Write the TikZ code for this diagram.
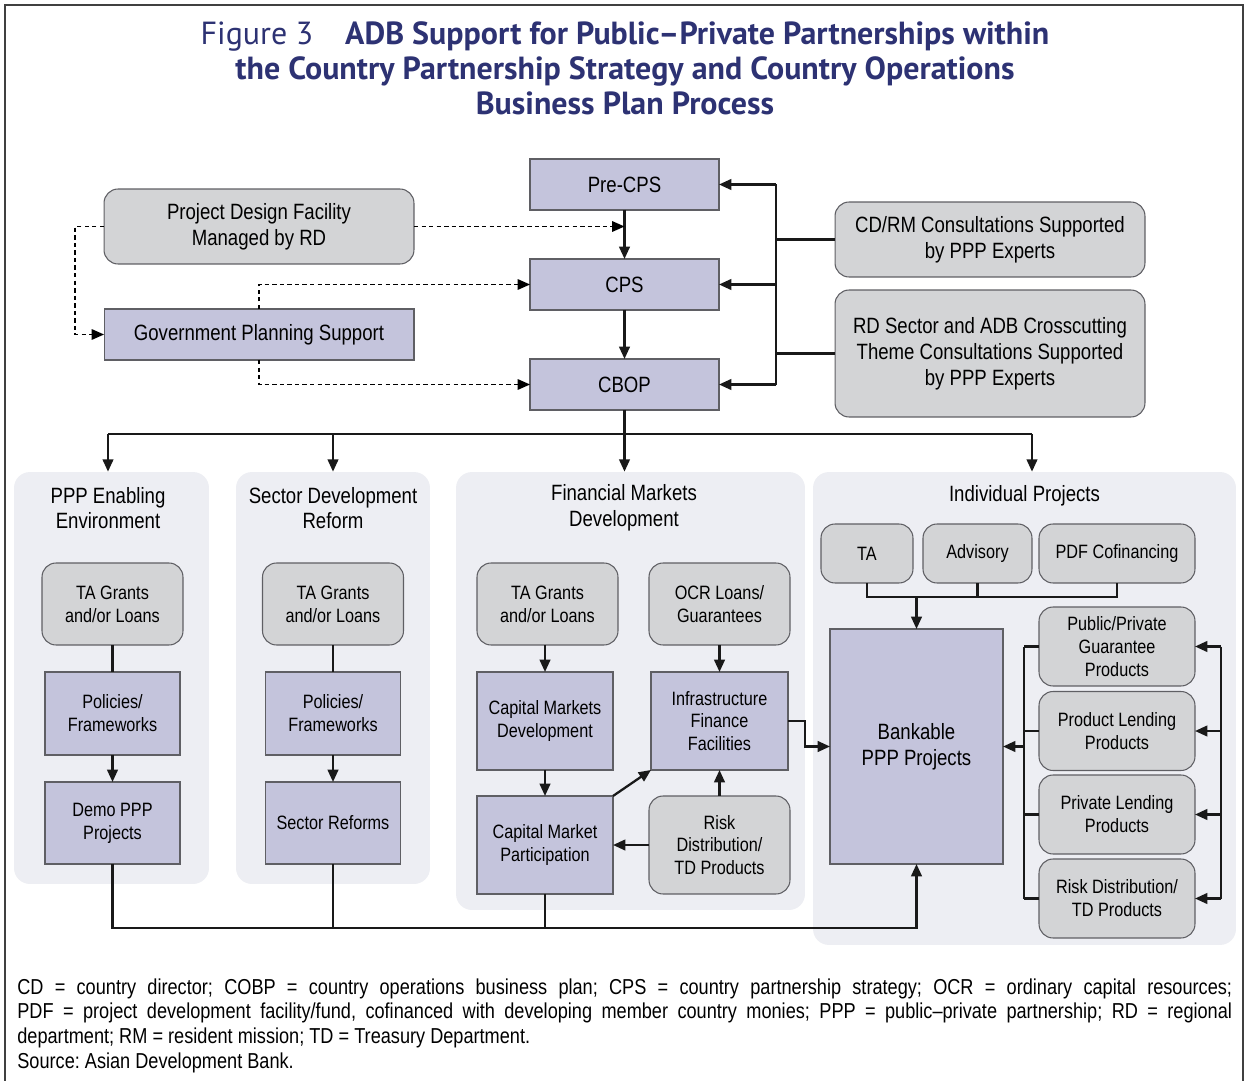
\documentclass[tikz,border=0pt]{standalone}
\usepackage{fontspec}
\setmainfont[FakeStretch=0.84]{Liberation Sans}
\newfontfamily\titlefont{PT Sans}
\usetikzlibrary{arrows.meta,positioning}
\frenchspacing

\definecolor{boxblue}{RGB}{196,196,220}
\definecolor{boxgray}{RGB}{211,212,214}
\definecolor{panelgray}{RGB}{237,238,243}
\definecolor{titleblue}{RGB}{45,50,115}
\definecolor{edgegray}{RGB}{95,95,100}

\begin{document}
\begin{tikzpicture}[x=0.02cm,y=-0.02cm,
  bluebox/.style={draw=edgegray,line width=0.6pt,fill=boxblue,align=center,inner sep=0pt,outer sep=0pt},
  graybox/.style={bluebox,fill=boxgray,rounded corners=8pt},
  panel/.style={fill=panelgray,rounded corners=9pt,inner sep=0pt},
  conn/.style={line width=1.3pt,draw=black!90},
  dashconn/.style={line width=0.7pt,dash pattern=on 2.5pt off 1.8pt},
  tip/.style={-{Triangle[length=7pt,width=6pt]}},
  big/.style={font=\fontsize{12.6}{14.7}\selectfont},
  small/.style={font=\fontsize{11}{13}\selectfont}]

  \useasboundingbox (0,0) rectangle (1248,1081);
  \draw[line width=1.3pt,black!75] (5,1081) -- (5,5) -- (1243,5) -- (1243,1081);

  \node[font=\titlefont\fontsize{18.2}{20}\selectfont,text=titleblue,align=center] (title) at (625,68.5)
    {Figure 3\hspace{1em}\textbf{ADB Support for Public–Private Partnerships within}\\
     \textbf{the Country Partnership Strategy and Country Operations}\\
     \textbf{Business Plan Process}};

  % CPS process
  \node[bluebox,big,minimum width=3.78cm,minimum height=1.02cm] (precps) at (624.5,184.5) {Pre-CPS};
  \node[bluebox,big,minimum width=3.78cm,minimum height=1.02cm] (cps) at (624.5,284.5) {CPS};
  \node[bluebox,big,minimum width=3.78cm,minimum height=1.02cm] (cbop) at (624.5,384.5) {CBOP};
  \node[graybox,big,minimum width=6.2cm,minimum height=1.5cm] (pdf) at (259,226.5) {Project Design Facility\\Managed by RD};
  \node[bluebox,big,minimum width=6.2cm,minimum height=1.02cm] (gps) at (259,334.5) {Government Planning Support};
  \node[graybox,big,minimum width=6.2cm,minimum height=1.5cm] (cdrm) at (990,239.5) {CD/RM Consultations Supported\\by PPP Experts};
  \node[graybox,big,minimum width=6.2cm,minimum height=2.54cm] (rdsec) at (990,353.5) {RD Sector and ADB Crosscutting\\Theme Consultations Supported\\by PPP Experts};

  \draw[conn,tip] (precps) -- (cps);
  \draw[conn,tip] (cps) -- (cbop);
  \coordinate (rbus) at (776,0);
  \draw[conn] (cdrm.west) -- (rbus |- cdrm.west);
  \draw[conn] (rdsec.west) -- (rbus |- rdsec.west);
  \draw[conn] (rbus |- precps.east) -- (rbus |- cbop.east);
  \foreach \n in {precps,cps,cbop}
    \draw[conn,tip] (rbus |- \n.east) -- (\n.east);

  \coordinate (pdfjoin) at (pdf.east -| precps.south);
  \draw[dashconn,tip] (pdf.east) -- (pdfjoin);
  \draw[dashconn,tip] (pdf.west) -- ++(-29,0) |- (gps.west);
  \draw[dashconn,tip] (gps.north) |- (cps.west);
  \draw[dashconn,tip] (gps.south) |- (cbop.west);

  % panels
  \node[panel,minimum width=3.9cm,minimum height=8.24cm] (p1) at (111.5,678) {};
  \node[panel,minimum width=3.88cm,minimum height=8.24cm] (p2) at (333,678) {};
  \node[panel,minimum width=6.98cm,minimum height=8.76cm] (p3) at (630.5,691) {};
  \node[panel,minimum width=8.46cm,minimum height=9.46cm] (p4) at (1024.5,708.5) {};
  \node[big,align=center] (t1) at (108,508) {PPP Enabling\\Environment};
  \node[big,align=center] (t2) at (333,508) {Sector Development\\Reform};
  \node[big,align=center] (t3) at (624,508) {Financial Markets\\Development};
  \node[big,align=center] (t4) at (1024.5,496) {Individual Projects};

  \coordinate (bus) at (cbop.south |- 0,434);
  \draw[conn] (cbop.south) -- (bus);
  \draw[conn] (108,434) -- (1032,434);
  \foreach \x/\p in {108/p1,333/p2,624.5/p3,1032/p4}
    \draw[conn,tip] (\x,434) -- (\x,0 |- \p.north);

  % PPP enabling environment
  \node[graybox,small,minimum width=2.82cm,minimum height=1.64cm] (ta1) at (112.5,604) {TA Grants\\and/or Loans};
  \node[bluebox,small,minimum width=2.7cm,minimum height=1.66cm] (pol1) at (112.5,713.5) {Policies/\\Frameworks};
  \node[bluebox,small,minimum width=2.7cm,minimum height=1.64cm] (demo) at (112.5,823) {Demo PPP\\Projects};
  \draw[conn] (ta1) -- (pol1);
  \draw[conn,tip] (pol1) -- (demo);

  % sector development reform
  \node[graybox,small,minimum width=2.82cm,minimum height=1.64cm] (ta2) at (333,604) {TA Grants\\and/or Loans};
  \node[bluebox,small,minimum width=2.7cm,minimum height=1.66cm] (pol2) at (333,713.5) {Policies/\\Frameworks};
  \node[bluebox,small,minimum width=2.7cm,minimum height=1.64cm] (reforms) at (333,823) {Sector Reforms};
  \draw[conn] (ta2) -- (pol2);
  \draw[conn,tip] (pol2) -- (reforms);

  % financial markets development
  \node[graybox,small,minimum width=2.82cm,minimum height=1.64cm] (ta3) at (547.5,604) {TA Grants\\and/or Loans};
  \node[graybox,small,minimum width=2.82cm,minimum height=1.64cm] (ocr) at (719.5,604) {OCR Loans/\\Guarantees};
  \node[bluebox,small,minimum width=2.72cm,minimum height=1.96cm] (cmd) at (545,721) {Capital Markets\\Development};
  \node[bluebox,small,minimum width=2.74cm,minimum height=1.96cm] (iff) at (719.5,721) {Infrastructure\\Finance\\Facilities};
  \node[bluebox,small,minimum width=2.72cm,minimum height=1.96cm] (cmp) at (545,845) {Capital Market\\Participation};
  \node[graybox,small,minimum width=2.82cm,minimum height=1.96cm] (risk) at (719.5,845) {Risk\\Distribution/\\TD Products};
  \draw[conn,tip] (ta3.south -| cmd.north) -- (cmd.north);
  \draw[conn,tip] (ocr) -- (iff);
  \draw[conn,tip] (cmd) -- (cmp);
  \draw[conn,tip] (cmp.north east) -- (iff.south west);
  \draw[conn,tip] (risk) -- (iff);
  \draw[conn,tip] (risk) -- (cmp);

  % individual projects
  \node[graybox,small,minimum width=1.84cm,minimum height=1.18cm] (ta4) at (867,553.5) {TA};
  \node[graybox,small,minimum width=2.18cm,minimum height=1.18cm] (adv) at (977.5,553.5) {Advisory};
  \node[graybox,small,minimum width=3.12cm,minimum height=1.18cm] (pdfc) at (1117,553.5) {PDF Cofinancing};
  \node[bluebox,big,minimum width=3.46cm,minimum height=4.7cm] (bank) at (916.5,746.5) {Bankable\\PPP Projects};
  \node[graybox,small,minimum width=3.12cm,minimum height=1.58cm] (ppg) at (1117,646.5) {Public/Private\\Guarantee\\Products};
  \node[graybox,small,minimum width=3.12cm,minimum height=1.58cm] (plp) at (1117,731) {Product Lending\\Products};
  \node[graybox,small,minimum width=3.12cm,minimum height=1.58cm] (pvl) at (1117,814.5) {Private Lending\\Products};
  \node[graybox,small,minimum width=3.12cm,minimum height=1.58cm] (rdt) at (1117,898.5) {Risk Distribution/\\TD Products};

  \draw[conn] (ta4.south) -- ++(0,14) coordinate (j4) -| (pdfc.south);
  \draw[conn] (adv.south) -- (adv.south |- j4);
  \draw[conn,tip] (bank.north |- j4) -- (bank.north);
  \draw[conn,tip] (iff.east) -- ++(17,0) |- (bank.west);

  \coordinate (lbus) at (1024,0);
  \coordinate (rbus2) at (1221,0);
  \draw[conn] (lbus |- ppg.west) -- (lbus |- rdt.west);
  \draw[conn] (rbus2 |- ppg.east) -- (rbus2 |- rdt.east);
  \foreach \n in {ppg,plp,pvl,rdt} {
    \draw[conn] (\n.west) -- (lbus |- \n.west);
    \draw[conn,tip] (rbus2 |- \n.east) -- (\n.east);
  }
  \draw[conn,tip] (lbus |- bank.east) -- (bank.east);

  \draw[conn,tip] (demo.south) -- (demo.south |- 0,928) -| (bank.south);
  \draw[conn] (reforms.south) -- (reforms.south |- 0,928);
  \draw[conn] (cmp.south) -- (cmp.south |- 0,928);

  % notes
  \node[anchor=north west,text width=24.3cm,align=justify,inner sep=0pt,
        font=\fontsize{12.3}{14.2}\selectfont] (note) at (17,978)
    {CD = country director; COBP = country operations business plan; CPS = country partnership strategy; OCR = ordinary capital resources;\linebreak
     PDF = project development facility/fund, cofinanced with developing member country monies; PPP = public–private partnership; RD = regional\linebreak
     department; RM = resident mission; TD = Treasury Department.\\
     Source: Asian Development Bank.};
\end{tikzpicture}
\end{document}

- _Problem requirements_:
Could the lines from the top of the material through the line with "(1243,5) -- (1243,1081);" be repeated exactly, pictures left out?

- _Answer to this task_:
Write the TikZ code for this diagram.
\documentclass[tikz,border=0pt]{standalone}
\usepackage{fontspec}
\setmainfont[FakeStretch=0.84]{Liberation Sans}
\newfontfamily\titlefont{PT Sans}
\usetikzlibrary{arrows.meta,positioning}
\frenchspacing

\definecolor{boxblue}{RGB}{196,196,220}
\definecolor{boxgray}{RGB}{211,212,214}
\definecolor{panelgray}{RGB}{237,238,243}
\definecolor{titleblue}{RGB}{45,50,115}
\definecolor{edgegray}{RGB}{95,95,100}

\begin{document}
\begin{tikzpicture}[x=0.02cm,y=-0.02cm,
  bluebox/.style={draw=edgegray,line width=0.6pt,fill=boxblue,align=center,inner sep=0pt,outer sep=0pt},
  graybox/.style={bluebox,fill=boxgray,rounded corners=8pt},
  panel/.style={fill=panelgray,rounded corners=9pt,inner sep=0pt},
  conn/.style={line width=1.3pt,draw=black!90},
  dashconn/.style={line width=0.7pt,dash pattern=on 2.5pt off 1.8pt},
  tip/.style={-{Triangle[length=7pt,width=6pt]}},
  big/.style={font=\fontsize{12.6}{14.7}\selectfont},
  small/.style={font=\fontsize{11}{13}\selectfont}]

  \useasboundingbox (0,0) rectangle (1248,1081);
  \draw[line width=1.3pt,black!75] (5,1081) -- (5,5) -- (1243,5) -- (1243,1081);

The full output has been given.